Define : $G/P=:L$ the quotient group and $\pi$ the projection of $G$ onto $L$. We know (using semi-direct product and Sylow-theory arguments) that we will always have :
$$L=\mathbb{Z}_q\rtimes_{\phi}\mathbb{Z}_r$$
Here $\mathbb{Z}_n$ denotes the cyclic group of order $n$. In particular $\mathbb{Z}_q\triangleleft L$ and hence :
$$\pi^{-1}(\mathbb{Z}_q)\triangleleft G $$
Now, by standard enumerative arguments $\pi^{-1}(\mathbb{Z}_q)$ has cardinal $Ker(\pi)\times q=pq$. Let us denote this group $H$. We know that $H$ has for complement in $G$ any $r$-Sylow. Let us denote $R$ one of them.

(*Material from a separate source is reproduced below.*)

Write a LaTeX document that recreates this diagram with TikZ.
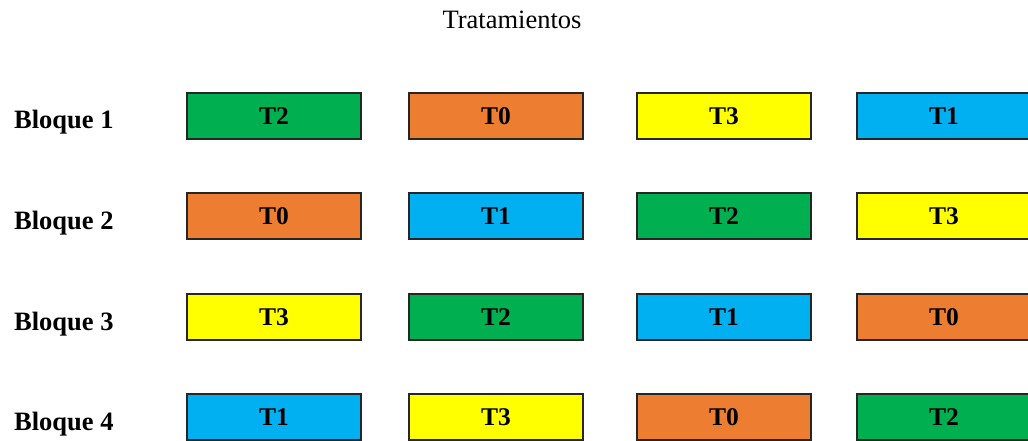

Furthermore, since $H$ is a group of order $pq$ we know that we actually have (where $Q$ is a $q$-Sylow of $G$) :
$$H=P\rtimes_{\psi_1}Q $$
Whatever might be $\psi_1$ we know that we will have $1$ or $p$ $q$-Sylows in $H$. Since $H$ is normal, we will have $1$ or $p$ $q$-Sylows in $G$ as well (show that any $q$-Sylow of $G$ is actually in $H$).
In other words $n_q$ cannot be divisible by $r$, hence $r$ divides the normalizer of $Q$, this implies that the group generated by $Q$ and $R$ is of order $qr$ and it is your complement.